The basic terms used in module development are as follows:

  • NetBeans Platform. The skeleton application that provides everything most applications need and little of what they don't. The NetBeans Platform provides an application's common requirements -- such as menus, document management, and settings -- right out of-the-box. Building an application "on top of NetBeans" means that, instead of writing applications from scratch, you only provide the parts of your application that the NetBeans Platform doesn't already have. At the end of the development cycle, you bundle your application with the NetBeans Platform, saving you time and energy and resulting in a solid, reliable application.

  • System Filesystem.
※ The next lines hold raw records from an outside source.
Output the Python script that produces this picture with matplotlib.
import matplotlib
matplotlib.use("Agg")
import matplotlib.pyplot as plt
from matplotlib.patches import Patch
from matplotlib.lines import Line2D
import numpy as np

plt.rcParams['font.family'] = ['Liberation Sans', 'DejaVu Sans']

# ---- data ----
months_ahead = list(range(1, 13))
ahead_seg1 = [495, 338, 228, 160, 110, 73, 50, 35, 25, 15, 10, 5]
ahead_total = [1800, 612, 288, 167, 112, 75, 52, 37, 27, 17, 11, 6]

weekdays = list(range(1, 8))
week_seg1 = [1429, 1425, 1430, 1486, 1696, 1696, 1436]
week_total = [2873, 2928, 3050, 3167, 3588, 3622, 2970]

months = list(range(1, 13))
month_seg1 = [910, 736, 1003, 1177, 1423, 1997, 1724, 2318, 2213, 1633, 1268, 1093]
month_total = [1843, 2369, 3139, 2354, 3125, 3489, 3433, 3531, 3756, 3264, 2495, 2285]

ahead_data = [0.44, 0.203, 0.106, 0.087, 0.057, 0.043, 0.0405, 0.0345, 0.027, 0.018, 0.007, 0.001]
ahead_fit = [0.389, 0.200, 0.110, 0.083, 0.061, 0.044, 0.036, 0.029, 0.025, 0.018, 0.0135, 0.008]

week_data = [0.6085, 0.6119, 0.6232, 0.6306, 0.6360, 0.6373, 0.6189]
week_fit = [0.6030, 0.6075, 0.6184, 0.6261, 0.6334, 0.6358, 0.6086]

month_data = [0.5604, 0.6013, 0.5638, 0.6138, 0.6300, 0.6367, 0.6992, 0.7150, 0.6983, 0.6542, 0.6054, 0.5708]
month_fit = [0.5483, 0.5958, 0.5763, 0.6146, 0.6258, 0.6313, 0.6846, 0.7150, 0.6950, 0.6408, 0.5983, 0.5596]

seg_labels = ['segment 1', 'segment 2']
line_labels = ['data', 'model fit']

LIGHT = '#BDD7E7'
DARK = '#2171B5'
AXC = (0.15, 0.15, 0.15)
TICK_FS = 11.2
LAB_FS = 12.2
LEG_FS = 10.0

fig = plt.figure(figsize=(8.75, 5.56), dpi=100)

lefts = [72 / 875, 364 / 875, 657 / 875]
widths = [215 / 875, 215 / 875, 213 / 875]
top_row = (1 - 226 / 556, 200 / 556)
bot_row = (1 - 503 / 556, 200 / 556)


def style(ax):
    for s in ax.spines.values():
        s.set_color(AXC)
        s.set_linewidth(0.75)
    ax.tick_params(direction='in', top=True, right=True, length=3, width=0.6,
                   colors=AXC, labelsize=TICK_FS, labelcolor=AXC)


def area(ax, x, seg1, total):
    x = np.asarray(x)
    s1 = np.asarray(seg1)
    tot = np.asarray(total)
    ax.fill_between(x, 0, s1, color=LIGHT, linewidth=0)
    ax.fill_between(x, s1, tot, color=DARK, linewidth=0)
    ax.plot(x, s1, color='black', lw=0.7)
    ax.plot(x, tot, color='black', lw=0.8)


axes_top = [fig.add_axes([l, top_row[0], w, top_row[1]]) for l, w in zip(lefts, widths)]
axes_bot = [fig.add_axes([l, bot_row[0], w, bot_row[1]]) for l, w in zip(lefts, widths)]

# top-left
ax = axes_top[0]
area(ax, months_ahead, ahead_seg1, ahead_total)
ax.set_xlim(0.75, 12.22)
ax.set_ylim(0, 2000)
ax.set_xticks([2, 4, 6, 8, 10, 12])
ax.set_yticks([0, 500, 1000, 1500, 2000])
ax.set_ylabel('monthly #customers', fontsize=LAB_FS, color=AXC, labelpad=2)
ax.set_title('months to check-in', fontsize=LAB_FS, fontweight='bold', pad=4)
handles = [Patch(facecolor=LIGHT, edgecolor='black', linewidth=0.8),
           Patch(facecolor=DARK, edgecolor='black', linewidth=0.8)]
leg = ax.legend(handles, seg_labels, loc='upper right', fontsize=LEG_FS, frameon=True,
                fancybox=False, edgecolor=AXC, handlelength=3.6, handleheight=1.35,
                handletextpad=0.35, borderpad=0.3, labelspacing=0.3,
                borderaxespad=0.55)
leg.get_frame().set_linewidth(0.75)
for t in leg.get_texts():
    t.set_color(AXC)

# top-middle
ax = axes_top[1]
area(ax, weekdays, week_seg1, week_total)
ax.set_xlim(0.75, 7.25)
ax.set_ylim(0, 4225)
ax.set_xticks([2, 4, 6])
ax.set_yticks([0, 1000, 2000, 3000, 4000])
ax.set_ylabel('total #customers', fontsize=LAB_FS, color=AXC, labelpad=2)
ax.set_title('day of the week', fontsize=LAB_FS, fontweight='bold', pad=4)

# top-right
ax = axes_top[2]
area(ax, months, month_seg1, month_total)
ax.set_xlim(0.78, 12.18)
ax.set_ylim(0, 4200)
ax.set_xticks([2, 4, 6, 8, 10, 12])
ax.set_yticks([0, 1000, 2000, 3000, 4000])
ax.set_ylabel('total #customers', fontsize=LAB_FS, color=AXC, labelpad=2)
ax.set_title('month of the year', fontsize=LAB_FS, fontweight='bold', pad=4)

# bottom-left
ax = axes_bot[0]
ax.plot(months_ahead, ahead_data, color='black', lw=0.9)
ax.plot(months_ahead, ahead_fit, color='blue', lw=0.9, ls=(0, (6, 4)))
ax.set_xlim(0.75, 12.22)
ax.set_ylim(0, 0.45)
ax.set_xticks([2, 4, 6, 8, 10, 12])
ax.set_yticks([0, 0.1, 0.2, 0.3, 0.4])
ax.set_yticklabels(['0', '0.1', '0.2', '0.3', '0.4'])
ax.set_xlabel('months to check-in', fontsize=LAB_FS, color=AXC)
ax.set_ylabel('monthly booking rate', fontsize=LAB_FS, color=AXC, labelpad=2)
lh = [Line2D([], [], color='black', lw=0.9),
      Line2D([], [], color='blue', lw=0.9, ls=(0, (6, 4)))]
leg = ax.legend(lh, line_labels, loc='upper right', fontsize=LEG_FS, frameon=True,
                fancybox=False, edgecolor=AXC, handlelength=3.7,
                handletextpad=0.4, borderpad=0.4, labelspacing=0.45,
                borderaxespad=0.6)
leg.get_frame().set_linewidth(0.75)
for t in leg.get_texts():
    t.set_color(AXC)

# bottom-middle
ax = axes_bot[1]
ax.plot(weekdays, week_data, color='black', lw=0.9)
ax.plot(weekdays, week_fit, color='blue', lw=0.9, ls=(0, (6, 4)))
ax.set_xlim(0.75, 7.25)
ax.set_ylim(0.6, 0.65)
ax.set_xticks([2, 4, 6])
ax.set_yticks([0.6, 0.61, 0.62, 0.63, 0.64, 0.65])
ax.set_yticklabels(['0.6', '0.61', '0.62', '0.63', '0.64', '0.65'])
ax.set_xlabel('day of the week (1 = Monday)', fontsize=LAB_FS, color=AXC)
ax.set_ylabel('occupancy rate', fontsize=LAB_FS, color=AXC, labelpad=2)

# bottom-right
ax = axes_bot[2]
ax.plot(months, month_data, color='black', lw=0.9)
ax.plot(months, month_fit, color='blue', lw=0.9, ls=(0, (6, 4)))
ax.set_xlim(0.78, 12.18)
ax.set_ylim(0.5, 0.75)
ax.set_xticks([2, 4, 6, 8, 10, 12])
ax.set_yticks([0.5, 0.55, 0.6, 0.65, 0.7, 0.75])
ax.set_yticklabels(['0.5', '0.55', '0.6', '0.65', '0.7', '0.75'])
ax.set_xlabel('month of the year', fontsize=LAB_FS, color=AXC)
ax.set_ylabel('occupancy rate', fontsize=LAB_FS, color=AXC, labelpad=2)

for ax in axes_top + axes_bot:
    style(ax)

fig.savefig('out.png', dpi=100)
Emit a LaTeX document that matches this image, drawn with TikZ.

The general registry that contains NetBeans configuration information, built from the layer.xml configuration files of the registered modules. NetBeans stores a wide variety of configuration information in the System Filesystem. For example, the System Filesystem contains a folder called Menu, which contains subfolders with names such as File and Edit. These subfolders contain files that represent Java classes which implement the actions that appear in the "File" and "Edit" menus in the IDE.

  • Module. A group of Java classes that provides an application with a specific feature. For example, the feature provided by the Java classes in the Feed Reader Tutorial is an RSS/Atom feed reader. The Java classes use the manifest.mf file to declare the module and the layer.xml configuration file to register their functionality in the System Filesystem. In NetBeans terminology, "plugin" is an adjective, while "module" is a noun. There is no discernible difference in meaning between them.

  • NetBeans APIs. The public interfaces and classes which are available to module writers. They are divided into specific APIs for dealing with different types of functionality. The contents and behavior of the Java source packages and its subpackages, as specified in the API reference documentation, are the APIs. For the full NetBeans API List, click here.

  • Module Suite. A group of interdependent modules that are deployed together. The IDE helps you to brand the suite -- for example, you can add a splash screen and you can specify the parts of the NetBeans Platform that you don't want your application to provide.